A block of data =
-- BEGIN --

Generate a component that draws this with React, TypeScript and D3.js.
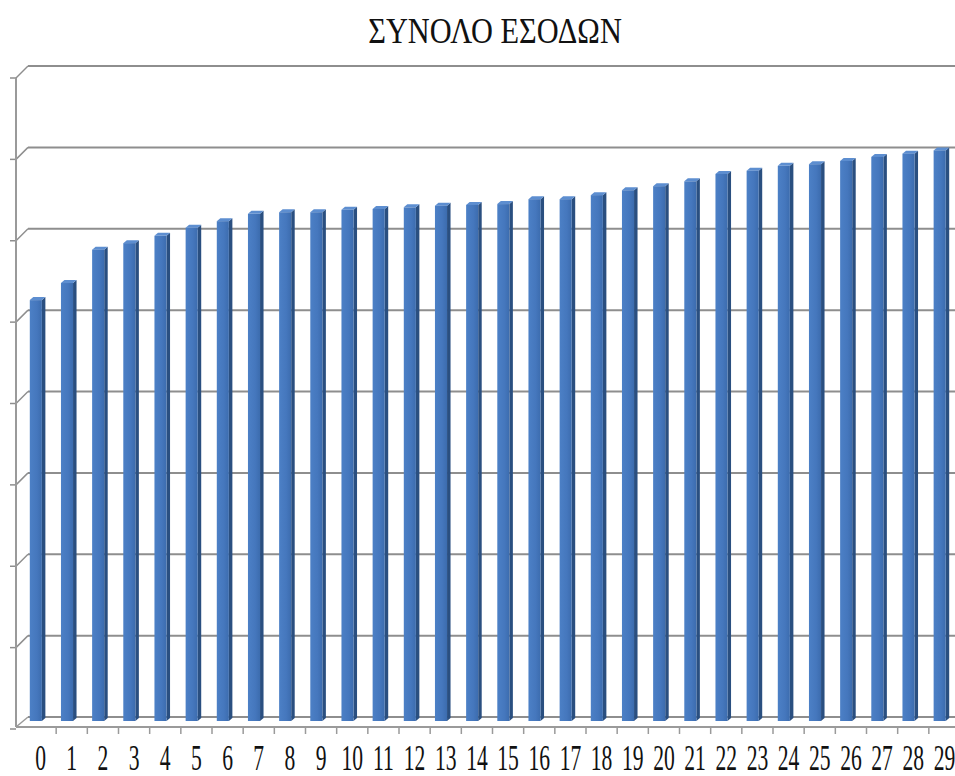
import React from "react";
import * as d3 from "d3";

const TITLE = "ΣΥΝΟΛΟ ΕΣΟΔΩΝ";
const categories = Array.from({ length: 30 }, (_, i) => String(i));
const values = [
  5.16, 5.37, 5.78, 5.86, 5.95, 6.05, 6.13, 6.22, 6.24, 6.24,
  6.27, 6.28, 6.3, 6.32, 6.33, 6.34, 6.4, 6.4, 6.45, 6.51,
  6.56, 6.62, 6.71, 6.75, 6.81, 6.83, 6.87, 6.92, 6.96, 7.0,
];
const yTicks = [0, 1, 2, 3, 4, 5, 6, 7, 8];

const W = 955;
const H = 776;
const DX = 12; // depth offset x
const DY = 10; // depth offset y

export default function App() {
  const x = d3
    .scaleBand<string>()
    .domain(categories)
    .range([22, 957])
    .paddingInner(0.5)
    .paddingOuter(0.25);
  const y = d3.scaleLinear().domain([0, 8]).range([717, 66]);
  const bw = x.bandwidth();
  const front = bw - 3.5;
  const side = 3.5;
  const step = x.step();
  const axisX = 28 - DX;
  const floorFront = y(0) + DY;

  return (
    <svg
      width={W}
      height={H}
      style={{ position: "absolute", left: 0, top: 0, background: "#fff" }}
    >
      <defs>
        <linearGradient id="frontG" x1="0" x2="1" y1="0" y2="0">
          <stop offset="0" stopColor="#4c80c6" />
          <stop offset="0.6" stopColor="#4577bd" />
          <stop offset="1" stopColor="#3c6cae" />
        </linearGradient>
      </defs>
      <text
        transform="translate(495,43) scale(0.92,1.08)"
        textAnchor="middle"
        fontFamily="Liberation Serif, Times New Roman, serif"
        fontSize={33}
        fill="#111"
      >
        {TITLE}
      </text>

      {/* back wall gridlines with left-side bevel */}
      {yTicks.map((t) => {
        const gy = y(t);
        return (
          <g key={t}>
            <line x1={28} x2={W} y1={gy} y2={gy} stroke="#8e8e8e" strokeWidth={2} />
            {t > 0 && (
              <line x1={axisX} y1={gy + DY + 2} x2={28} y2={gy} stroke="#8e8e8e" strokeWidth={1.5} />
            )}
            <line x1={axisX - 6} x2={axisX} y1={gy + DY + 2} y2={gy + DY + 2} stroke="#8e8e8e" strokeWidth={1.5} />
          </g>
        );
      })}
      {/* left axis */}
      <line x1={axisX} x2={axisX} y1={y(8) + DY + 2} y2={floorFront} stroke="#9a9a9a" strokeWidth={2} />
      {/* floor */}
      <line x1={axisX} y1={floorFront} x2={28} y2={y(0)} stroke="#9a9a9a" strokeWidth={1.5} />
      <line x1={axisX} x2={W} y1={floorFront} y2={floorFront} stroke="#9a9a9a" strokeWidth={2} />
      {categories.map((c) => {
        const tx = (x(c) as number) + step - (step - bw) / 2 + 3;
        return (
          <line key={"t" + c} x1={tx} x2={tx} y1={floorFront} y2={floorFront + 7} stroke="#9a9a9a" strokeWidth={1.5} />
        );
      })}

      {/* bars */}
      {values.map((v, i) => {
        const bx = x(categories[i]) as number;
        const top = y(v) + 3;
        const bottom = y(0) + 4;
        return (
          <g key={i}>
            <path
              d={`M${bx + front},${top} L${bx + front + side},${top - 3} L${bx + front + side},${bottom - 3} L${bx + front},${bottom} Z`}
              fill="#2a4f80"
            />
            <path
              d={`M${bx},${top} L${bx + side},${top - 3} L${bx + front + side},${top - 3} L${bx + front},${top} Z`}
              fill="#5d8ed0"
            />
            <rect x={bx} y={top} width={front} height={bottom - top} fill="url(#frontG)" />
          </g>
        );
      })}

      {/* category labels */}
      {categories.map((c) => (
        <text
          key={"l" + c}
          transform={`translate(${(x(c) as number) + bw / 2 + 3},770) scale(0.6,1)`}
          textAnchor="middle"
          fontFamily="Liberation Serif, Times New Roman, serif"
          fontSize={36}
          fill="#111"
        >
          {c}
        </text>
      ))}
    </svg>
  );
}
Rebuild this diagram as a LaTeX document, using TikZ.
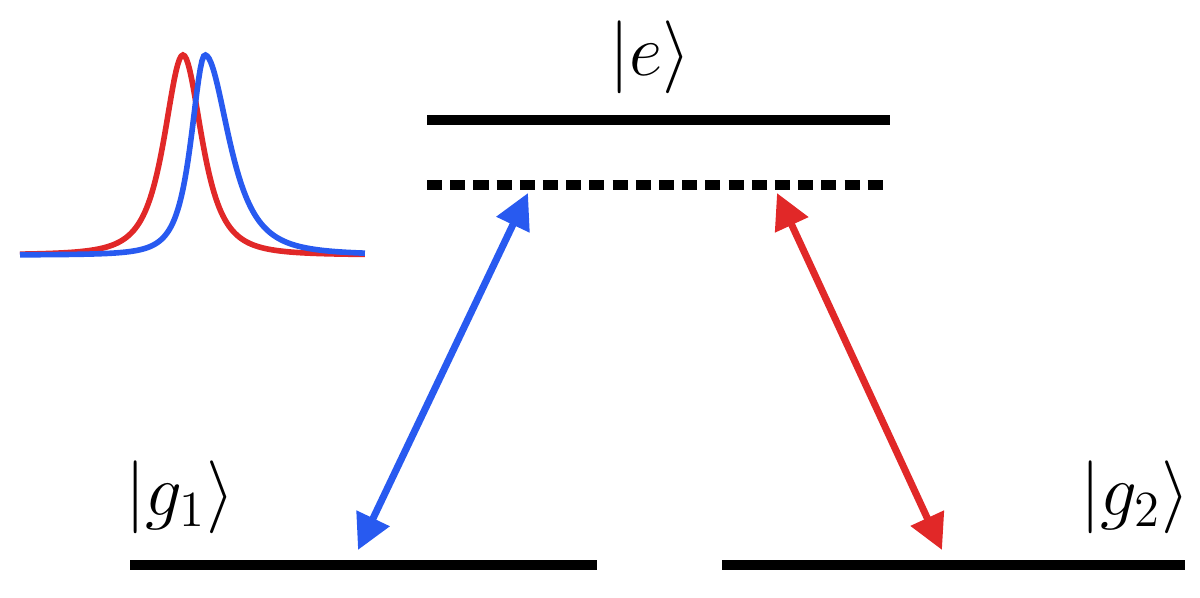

-- END --
-- BEGIN --

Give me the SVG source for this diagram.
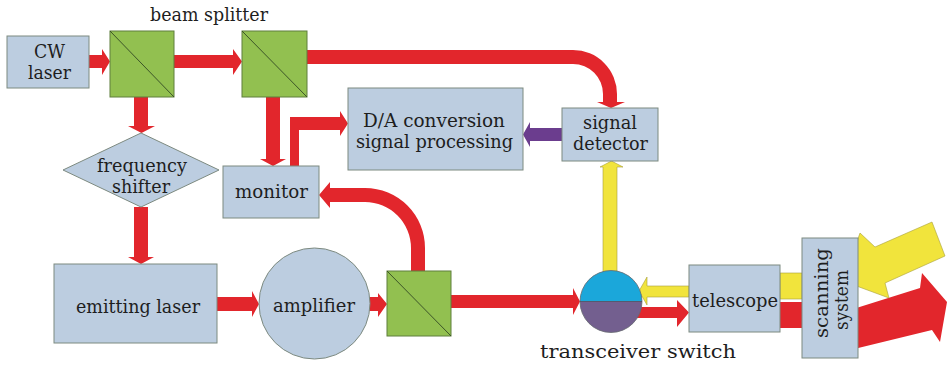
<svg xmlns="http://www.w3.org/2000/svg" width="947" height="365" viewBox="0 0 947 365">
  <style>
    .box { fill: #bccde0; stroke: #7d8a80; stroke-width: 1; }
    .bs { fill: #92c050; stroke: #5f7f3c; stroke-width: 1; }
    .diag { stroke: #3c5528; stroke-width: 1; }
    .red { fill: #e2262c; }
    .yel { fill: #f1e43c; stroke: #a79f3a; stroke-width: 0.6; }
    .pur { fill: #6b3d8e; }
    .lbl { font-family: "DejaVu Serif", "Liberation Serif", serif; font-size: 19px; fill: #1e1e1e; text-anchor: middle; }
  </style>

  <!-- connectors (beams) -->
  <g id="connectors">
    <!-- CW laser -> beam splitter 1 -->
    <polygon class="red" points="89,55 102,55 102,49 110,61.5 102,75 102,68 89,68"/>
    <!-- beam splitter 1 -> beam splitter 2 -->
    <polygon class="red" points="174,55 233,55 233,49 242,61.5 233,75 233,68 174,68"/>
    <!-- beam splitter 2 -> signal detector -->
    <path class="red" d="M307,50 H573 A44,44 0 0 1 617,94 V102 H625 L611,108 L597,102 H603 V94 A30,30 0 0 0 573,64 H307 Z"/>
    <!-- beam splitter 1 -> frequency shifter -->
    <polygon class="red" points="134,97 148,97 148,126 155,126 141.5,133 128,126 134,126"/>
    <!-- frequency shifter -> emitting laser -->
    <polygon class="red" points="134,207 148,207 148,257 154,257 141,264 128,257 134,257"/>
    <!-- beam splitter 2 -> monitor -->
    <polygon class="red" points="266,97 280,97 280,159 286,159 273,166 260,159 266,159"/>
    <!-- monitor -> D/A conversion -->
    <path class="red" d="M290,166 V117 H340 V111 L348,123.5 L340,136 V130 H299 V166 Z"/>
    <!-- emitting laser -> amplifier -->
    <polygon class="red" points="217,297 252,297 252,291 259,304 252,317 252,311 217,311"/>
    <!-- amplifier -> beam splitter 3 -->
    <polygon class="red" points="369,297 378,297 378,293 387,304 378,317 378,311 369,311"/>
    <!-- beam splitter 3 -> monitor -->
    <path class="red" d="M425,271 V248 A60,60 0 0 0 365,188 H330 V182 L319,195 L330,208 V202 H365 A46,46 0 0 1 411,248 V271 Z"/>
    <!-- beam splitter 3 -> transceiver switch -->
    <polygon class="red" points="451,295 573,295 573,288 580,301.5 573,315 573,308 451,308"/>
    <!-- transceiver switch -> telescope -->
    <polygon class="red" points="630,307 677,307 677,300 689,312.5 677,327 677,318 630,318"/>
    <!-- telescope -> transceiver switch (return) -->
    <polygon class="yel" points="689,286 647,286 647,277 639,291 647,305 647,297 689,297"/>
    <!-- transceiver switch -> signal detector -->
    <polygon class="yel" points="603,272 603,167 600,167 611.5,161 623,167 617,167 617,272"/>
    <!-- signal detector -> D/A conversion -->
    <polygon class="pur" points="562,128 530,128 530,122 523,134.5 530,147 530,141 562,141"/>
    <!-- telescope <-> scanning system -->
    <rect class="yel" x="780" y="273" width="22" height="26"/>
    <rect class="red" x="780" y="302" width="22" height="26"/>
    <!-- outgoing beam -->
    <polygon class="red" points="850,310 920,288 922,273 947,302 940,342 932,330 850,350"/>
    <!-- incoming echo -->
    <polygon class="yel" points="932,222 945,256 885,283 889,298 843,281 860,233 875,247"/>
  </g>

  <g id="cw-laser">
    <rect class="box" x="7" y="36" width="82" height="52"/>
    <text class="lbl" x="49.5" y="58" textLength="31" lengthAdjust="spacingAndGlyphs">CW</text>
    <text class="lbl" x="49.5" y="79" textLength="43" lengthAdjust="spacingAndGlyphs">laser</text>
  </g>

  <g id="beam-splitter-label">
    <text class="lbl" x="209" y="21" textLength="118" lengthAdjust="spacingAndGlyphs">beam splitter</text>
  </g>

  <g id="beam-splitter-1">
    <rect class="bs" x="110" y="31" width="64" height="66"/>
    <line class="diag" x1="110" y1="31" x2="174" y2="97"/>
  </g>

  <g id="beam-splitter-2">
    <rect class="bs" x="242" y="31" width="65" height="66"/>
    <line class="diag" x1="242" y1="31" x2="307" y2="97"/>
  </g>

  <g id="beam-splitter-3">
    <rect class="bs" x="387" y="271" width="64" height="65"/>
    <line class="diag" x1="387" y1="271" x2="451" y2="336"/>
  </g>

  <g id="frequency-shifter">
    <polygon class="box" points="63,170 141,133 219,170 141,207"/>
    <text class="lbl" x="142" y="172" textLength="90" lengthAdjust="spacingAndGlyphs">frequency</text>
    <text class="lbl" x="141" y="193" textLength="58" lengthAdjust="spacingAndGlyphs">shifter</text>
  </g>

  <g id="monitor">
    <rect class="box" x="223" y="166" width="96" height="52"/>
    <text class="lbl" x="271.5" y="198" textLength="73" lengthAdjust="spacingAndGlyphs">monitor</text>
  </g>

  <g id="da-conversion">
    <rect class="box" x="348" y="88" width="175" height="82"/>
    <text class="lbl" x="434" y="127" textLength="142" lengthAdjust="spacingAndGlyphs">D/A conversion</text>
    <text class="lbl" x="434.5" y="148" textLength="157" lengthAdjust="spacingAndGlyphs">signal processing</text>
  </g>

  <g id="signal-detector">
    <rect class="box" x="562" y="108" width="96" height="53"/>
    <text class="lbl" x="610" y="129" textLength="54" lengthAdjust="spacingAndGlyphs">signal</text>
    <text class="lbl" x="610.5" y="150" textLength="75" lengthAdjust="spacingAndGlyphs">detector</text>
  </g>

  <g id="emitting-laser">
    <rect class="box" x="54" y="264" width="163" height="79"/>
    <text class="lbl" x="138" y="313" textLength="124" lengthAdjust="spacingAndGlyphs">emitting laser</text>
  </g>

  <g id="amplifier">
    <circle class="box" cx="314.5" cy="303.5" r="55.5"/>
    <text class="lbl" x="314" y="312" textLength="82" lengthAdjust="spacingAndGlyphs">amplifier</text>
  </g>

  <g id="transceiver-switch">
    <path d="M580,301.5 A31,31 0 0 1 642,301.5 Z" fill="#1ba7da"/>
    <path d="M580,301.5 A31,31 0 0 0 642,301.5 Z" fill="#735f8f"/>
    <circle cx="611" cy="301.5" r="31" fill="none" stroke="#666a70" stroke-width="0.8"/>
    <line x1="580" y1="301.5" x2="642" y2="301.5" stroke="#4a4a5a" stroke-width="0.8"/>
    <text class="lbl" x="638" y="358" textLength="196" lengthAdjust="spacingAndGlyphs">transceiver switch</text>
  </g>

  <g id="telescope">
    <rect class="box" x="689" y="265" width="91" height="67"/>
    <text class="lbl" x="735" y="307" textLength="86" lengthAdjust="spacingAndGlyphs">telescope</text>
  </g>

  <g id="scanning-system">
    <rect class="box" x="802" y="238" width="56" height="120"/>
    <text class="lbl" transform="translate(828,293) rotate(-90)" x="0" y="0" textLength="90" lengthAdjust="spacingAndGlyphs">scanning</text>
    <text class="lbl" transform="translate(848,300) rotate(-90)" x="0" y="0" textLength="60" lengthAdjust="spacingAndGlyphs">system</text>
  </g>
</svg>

-- END --

Work to be completed = Leaving out all pictures, set down exactly the lines of the material above, from the line with "Generate a component" to the line with "const DY = 10; // depth offset y" inclusive, and no others.

Output for this exercise =
Generate a component that draws this with React, TypeScript and D3.js.
import React from "react";
import * as d3 from "d3";

const TITLE = "ΣΥΝΟΛΟ ΕΣΟΔΩΝ";
const categories = Array.from({ length: 30 }, (_, i) => String(i));
const values = [
  5.16, 5.37, 5.78, 5.86, 5.95, 6.05, 6.13, 6.22, 6.24, 6.24,
  6.27, 6.28, 6.3, 6.32, 6.33, 6.34, 6.4, 6.4, 6.45, 6.51,
  6.56, 6.62, 6.71, 6.75, 6.81, 6.83, 6.87, 6.92, 6.96, 7.0,
];
const yTicks = [0, 1, 2, 3, 4, 5, 6, 7, 8];

const W = 955;
const H = 776;
const DX = 12; // depth offset x
const DY = 10; // depth offset y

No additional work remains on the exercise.